### Your objective
Count the lines that hold the string "script". Reply with the number alone.

### Items
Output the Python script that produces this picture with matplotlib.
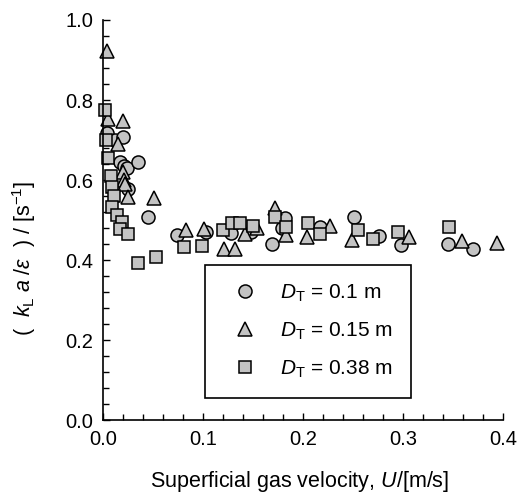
import matplotlib
matplotlib.use("Agg")
import matplotlib.pyplot as plt
from matplotlib.ticker import MultipleLocator

plt.rcParams['font.family'] = ['Liberation Sans', 'DejaVu Sans']
plt.rcParams['mathtext.fontset'] = 'custom'
plt.rcParams['mathtext.rm'] = 'Liberation Sans'
plt.rcParams['mathtext.it'] = 'Liberation Sans:italic'
plt.rcParams['mathtext.bf'] = 'Liberation Sans:bold'

# D_T = 0.1 m (circles)
u_01 = [0.004, 0.012, 0.020, 0.017, 0.021, 0.024, 0.035, 0.025, 0.045, 0.074,
        0.103, 0.128, 0.148, 0.169, 0.179, 0.182, 0.217, 0.251, 0.276, 0.298,
        0.345, 0.370]
k_01 = [0.718, 0.700, 0.707, 0.646, 0.636, 0.629, 0.646, 0.578, 0.507, 0.463,
        0.470, 0.467, 0.470, 0.440, 0.479, 0.506, 0.483, 0.507, 0.460, 0.438,
        0.441, 0.428]

# D_T = 0.15 m (triangles)
u_015 = [0.004, 0.005, 0.020, 0.015, 0.020, 0.021, 0.022, 0.025, 0.051, 0.083,
         0.101, 0.121, 0.132, 0.142, 0.154, 0.172, 0.183, 0.204, 0.227, 0.249,
         0.306, 0.359, 0.394]
k_015 = [0.923, 0.752, 0.747, 0.691, 0.621, 0.600, 0.590, 0.558, 0.555, 0.476,
         0.478, 0.427, 0.427, 0.464, 0.480, 0.530, 0.462, 0.458, 0.485, 0.450,
         0.458, 0.447, 0.442]

# D_T = 0.38 m (squares)
u_038 = [0.002, 0.003, 0.005, 0.008, 0.009, 0.011, 0.009, 0.014, 0.019, 0.017,
         0.025, 0.035, 0.053, 0.081, 0.099, 0.120, 0.129, 0.137, 0.150, 0.172,
         0.183, 0.205, 0.217, 0.255, 0.270, 0.295, 0.346]
k_038 = [0.774, 0.699, 0.655, 0.609, 0.582, 0.560, 0.532, 0.512, 0.495, 0.477,
         0.466, 0.393, 0.408, 0.433, 0.435, 0.475, 0.493, 0.493, 0.486, 0.507,
         0.483, 0.492, 0.466, 0.475, 0.453, 0.471, 0.482]

labels = [r'$D_\mathrm{T}$ = 0.1 m', r'$D_\mathrm{T}$ = 0.15 m', r'$D_\mathrm{T}$ = 0.38 m']

W, H = 518, 496
fig = plt.figure(figsize=(W / 100, H / 100), dpi=100)
ax = fig.add_axes([103 / W, 1 - 420 / H, 400 / W, 400 / H])

fill = '#c3c3c3'
ms = 9.4
common = dict(linestyle='none', markerfacecolor=fill, markeredgecolor='black',
              markeredgewidth=1.1, clip_on=False)
ax.plot(u_01, k_01, marker='o', markersize=ms, label=labels[0], **common)
ax.plot(u_015, k_015, marker='^', markersize=ms, label=labels[1], **common)
ax.plot(u_038, k_038, marker='s', markersize=ms - 0.2, label=labels[2], **common)

ax.set_xlim(0, 0.4)
ax.set_ylim(0, 1.0)
ax.xaxis.set_major_locator(MultipleLocator(0.1))
ax.xaxis.set_minor_locator(MultipleLocator(0.02))
ax.yaxis.set_major_locator(MultipleLocator(0.2))
ax.yaxis.set_minor_locator(MultipleLocator(0.04))
ax.xaxis.set_major_formatter(matplotlib.ticker.FormatStrFormatter('%.1f'))
ax.yaxis.set_major_formatter(matplotlib.ticker.FormatStrFormatter('%.1f'))

for s in ['top', 'right']:
    ax.spines[s].set_visible(False)
for s in ['left', 'bottom']:
    ax.spines[s].set_linewidth(1.2)

ax.tick_params(which='both', direction='in', width=1.0, labelsize=14.5, pad=7)
ax.tick_params(which='major', length=5)
ax.tick_params(which='minor', length=4)

fig.text(300 / W, 1 - 482 / H, r'Superficial gas velocity, $U$/[m/s]',
         ha='center', va='center', fontsize=15.5)
fig.text(24 / W, 1 - 258 / H,
         r'(  $k_\mathrm{L}\,\,a\;/\varepsilon$  ) / [s$^{-1}$]',
         ha='center', va='center', rotation=90, fontsize=15.5)

leg = ax.legend(loc='upper left', bbox_to_anchor=(0.255, 0.3875), borderaxespad=0,
                fontsize=15, frameon=True, fancybox=False, edgecolor='black',
                handlelength=2.1, handletextpad=0.65, borderpad=0.85,
                labelspacing=0.8, framealpha=1)
leg.get_frame().set_linewidth(1.2)

fig.savefig('out.png', dpi=100)
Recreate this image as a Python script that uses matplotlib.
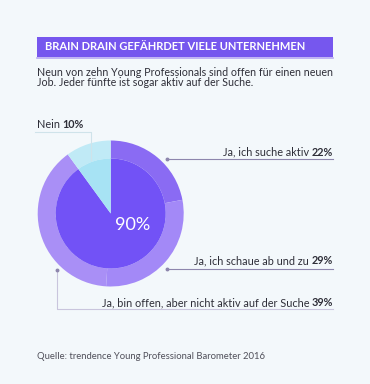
import matplotlib
matplotlib.use("Agg")
import matplotlib.pyplot as plt
from matplotlib.patches import Rectangle

plt.rcParams['font.family'] = ['Lato', 'DejaVu Sans']

# data
ring_labels = ["Ja, ich suche aktiv", "Ja, ich schaue ab und zu",
               "Ja, bin offen, aber nicht aktiv auf der Suche", "Nein"]
ring_values = [22, 29, 39, 10]
ring_colors = ["#8a6bf3", "#a389f7", "#a98ff6", "#c0eaf6"]
inner_values = [90, 10]
inner_colors = ["#7252f6", "#a7e3f4"]

title = "BRAIN DRAIN GEFÄHRDET VIELE UNTERNEHMEN"
subtitle = ["Neun von zehn Young Professionals sind offen für einen neuen",
            "Job. Jeder fünfte ist sogar aktiv auf der Suche."]
source = "Quelle: trendence Young Professional Barometer 2016"

W, H = 370, 384
bg = "#f3f8fb"
txt = "#2e2e38"
linec = "#8d86ad"
fs = 7.8

fig = plt.figure(figsize=(W / 100, H / 100), dpi=100, facecolor=bg)
ax = fig.add_axes([0, 0, 1, 1])
ax.set_facecolor(bg)

def Y(y):
    # image coords (top-down) -> axes coords
    return H - y

cx, cy = 110.7, Y(213.5)
R = 73

ax.pie(ring_values, radius=R, center=(cx, cy), startangle=90, counterclock=False,
       colors=ring_colors, wedgeprops=dict(width=18, linewidth=0))
ax.pie(inner_values, radius=55, center=(cx, cy), startangle=90, counterclock=False,
       colors=inner_colors, wedgeprops=dict(linewidth=0))
ax.text(cx + 22, cy - 12, f"{inner_values[0]}%", color="white", fontsize=13,
        ha="center", va="center")

ax.set_xlim(0, W)
ax.set_ylim(0, H)
ax.set_aspect("equal")
ax.axis("off")

def width_of(t):
    fig.canvas.draw()
    bb = t.get_window_extent().transformed(ax.transData.inverted())
    return bb.x0, bb.x1

# title bar
ax.add_patch(Rectangle((37, Y(57)), 296, 20, color="#7657ee", lw=0))
ax.plot([37, 333], [Y(57.8), Y(57.8)], color="#b7a8f3", lw=1.2)
ax.text(45, Y(47), title, color="white", fontsize=8.0, fontweight="bold",
        ha="left", va="center")

for i, line in enumerate(subtitle):
    ax.text(37, Y(72 + i * 11), line, color=txt, fontsize=7.7, ha="left", va="center")

# Nein label
t = ax.text(37, Y(125), ring_labels[3], color=txt, fontsize=fs, ha="left", va="center")
x0, x1 = width_of(t)
ax.text(x1 + 2.5, Y(125), f"{ring_values[3]}%", color=txt, fontsize=fs, fontweight="bold",
        ha="left", va="center")
ax.plot([35, 91, 91], [Y(131.5), Y(131.5), Y(160)], color="#cfe3ea", lw=0.8)

# right labels
label_rows = [(0, 152, 159.3, 167), (1, 261, 269, 167), (2, 302.5, 309.3, 57)]
for idx, ty, ly, lx in label_rows:
    t = ax.text(333, Y(ty), f"{ring_values[idx]}%", color=txt, fontsize=fs,
                fontweight="bold", ha="right", va="center")
    x0, x1 = width_of(t)
    ax.text(x0 - 2.5, Y(ty), ring_labels[idx], color=txt, fontsize=fs,
            ha="right", va="center")
    if idx == 2:
        ax.plot([57, 57, 333], [Y(270), Y(ly), Y(ly)], color="#c9c5dd", lw=0.8)
        ax.plot([57], [Y(270)], "o", color=linec, ms=1.8)
    else:
        ax.plot([lx, 333], [Y(ly), Y(ly)], color=linec, lw=0.8)
        ax.plot([lx], [Y(ly)], "o", color=linec, ms=1.8)

ax.text(37, Y(356.5), source, color="#50505a", fontsize=6.8, ha="left", va="center")

fig.savefig("out.png", dpi=100, facecolor=bg)
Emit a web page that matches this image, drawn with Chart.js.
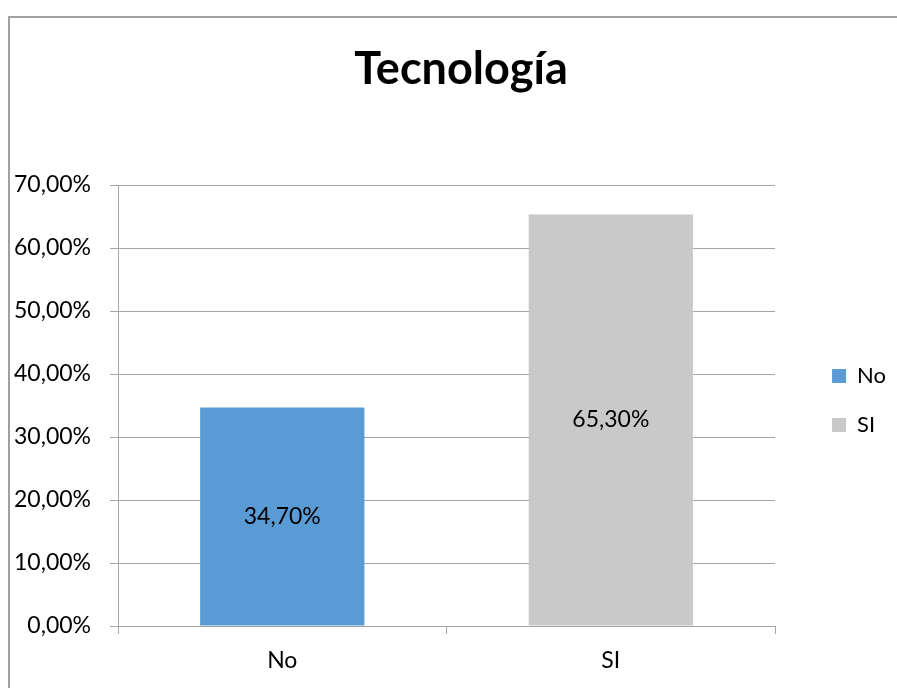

### Output of the task
2